Not sure why everyone wants to break existing systems. These options
have existed for many years, you cannot not just remove them.
Also the old options are totally fine and work adequately for the
vast majority of users who do not need to control node assignment
fine grained.
-Andi
On Sat, 2014-02-22 at 05:03 +0100, Andi Kleen wrote:
> > But I think it would be better if it made hugepages= and hugepagesz=
> > obsolete, so we can emit a printk if people use those, telling them
> > to migrate because the old options are going away.
>
> Not sure why everyone wants to break existing systems. These options
> have existed for many years, you cannot not just remove them.
>
> Also the old options are totally fine and work adequately for the
> vast majority of users who do not need to control node assignment
> fine grained.
Yes, please, why can't both options just coexist.
On Sat, 22 Feb 2014 05:03:50 +0100 Andi Kleen <[email protected]> wrote:
> > But I think it would be better if it made hugepages= and hugepagesz=
> > obsolete, so we can emit a printk if people use those, telling them
> > to migrate because the old options are going away.
>
> Not sure why everyone wants to break existing systems. These options
> have existed for many years, you cannot not just remove them.
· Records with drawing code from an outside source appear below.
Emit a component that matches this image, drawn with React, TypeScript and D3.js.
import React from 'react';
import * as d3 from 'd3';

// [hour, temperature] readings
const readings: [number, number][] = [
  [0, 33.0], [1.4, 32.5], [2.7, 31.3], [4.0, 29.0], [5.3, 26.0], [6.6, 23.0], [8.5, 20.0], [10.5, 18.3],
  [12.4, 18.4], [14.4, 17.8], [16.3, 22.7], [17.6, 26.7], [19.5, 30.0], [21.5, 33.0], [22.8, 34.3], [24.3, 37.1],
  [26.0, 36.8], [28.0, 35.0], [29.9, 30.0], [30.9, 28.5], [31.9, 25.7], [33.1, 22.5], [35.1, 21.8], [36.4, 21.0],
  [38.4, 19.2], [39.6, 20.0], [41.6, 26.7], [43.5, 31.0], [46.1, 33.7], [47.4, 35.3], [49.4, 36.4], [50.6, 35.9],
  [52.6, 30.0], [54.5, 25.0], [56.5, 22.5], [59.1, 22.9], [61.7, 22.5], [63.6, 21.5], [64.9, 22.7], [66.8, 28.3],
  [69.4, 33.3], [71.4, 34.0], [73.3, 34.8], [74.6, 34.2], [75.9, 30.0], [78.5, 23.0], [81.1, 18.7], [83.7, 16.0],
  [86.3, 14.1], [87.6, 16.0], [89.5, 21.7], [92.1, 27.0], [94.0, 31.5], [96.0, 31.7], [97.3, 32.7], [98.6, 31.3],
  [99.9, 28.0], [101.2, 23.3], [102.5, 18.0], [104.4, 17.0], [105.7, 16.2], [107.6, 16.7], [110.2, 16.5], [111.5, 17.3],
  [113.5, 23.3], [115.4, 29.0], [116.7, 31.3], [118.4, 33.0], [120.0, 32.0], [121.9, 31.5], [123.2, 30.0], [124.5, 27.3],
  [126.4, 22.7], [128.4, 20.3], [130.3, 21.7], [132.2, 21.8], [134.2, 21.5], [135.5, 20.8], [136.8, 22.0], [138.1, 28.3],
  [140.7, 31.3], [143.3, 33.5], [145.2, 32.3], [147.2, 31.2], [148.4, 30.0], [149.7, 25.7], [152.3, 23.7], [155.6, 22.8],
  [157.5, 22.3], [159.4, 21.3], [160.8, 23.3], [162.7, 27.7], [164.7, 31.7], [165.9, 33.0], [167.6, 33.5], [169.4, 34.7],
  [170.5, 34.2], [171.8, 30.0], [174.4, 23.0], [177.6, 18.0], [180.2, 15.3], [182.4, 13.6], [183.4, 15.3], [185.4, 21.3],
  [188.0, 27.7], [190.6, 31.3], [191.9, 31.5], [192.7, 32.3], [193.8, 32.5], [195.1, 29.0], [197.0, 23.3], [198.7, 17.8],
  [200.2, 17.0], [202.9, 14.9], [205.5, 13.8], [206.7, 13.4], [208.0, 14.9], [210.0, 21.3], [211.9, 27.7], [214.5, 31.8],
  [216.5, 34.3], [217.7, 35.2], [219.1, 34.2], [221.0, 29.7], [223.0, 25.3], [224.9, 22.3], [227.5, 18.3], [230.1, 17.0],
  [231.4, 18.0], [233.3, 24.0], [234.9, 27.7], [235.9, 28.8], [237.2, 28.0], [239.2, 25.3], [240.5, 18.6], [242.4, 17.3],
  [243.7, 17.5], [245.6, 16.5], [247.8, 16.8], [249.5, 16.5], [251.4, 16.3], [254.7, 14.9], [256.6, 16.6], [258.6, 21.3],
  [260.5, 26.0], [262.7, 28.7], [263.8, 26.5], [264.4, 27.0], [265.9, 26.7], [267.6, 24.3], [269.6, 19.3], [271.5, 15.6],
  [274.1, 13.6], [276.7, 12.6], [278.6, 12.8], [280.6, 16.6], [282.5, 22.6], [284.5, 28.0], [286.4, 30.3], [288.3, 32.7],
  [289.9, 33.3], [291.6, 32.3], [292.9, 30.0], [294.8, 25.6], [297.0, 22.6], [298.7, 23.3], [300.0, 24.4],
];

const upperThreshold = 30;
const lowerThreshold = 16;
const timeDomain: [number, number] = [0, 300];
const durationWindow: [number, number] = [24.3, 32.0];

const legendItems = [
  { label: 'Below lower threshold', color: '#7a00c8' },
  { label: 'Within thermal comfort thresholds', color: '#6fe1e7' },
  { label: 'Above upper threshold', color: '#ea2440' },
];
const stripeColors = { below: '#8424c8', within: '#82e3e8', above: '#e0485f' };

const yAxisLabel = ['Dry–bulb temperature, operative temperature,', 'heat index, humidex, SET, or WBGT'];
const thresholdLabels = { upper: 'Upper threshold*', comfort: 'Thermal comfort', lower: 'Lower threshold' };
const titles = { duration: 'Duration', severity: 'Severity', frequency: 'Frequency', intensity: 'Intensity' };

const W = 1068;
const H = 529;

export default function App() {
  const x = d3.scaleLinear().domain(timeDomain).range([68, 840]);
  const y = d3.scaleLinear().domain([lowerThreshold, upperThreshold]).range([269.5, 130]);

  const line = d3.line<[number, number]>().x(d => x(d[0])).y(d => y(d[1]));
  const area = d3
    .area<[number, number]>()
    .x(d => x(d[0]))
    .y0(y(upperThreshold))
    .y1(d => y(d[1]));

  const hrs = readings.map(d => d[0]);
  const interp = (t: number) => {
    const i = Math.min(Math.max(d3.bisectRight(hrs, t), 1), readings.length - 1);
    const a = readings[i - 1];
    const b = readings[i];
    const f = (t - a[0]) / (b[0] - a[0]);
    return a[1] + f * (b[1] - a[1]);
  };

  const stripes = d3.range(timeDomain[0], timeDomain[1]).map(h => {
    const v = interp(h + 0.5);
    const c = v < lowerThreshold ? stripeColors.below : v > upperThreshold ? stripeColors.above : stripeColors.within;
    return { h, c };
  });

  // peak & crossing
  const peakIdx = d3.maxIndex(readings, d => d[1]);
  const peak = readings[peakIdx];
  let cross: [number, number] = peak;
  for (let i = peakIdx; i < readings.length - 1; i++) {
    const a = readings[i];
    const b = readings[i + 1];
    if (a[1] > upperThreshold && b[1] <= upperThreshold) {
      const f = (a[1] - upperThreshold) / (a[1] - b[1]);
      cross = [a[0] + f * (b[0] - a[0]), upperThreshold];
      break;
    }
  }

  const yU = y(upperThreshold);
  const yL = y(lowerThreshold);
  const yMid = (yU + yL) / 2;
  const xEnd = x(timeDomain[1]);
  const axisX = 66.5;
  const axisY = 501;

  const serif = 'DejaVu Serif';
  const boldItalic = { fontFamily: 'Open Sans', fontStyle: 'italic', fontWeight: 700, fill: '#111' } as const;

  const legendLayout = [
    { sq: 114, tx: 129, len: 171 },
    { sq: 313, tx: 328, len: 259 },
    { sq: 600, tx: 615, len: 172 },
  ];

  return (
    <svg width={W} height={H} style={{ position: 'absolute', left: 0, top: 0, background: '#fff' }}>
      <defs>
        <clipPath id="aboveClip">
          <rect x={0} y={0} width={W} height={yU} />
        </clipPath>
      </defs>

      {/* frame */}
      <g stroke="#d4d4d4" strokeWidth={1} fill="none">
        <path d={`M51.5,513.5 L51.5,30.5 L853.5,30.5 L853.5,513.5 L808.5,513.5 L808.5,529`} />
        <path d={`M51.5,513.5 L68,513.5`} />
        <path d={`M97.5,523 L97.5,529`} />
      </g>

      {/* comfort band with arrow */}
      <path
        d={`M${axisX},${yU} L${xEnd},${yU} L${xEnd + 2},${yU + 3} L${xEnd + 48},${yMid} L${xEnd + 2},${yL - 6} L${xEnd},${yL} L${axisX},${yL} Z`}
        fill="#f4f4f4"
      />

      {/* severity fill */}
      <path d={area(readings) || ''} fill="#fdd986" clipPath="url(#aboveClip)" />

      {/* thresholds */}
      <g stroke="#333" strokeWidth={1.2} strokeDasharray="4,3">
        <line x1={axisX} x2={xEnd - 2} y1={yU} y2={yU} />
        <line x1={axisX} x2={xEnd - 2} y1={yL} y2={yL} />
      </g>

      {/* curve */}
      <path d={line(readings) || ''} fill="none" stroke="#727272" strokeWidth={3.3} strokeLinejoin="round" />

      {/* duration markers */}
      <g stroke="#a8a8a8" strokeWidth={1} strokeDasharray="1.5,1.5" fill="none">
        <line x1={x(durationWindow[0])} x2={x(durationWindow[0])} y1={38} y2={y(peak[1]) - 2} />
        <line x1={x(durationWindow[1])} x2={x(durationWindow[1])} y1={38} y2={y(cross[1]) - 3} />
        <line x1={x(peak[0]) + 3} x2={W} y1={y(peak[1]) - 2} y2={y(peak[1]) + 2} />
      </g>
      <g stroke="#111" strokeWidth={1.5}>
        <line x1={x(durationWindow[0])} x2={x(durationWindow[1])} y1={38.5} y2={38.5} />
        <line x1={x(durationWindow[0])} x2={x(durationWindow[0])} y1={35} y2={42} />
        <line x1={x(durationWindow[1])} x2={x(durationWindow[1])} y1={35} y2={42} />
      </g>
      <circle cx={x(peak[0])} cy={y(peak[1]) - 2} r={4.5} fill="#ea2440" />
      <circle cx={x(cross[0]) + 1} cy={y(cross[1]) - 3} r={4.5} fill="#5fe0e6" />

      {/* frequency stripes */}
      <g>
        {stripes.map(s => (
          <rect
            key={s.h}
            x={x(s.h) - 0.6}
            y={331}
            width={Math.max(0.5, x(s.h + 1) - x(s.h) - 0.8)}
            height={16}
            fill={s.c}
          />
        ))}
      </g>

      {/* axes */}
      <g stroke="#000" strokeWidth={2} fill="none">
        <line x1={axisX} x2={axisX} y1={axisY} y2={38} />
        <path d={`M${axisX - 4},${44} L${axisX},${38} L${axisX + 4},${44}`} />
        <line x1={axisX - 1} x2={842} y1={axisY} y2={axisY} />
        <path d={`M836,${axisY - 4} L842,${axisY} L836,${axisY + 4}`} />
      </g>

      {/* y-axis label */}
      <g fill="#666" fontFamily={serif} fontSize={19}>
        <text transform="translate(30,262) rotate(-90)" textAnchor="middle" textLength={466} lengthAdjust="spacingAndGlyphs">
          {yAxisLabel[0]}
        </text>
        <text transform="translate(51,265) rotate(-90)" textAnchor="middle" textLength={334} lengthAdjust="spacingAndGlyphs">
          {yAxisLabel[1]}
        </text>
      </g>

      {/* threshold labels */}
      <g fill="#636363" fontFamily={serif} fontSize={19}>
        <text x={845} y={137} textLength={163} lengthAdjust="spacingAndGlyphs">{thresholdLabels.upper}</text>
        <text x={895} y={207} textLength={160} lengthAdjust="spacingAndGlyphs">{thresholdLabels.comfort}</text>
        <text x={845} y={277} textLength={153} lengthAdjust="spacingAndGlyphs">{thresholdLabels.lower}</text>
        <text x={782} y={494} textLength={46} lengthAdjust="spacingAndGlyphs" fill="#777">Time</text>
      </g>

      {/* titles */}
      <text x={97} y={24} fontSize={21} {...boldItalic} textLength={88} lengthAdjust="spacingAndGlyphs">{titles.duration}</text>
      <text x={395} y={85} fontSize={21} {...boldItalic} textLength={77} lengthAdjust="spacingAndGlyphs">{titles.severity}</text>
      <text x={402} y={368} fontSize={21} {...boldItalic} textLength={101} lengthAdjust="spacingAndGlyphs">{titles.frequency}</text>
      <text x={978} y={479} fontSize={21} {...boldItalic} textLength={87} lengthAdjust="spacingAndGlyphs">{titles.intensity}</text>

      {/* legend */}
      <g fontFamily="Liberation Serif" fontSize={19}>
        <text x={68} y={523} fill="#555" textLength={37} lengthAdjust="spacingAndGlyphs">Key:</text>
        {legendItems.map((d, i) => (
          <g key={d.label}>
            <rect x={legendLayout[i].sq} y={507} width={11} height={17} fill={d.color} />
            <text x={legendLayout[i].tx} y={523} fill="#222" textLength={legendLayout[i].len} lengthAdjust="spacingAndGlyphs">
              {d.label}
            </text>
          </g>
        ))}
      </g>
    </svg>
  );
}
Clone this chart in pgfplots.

Because we care about the quality of kernel interfaces and
implementation. Five years? We'll still be around then.
> Also the old options are totally fine and work adequately for the
> vast majority of users who do not need to control node assignment
> fine grained.
It will be old, unneeded cruft. Don't accumulate cruft. If we
possibly can remove the old stuff, we should. It's what we do. Maybe
in five years we'll find we can't remove them. We'll see. At least we
tried.
Hopefully by then none of these interfaces will be in use anyway.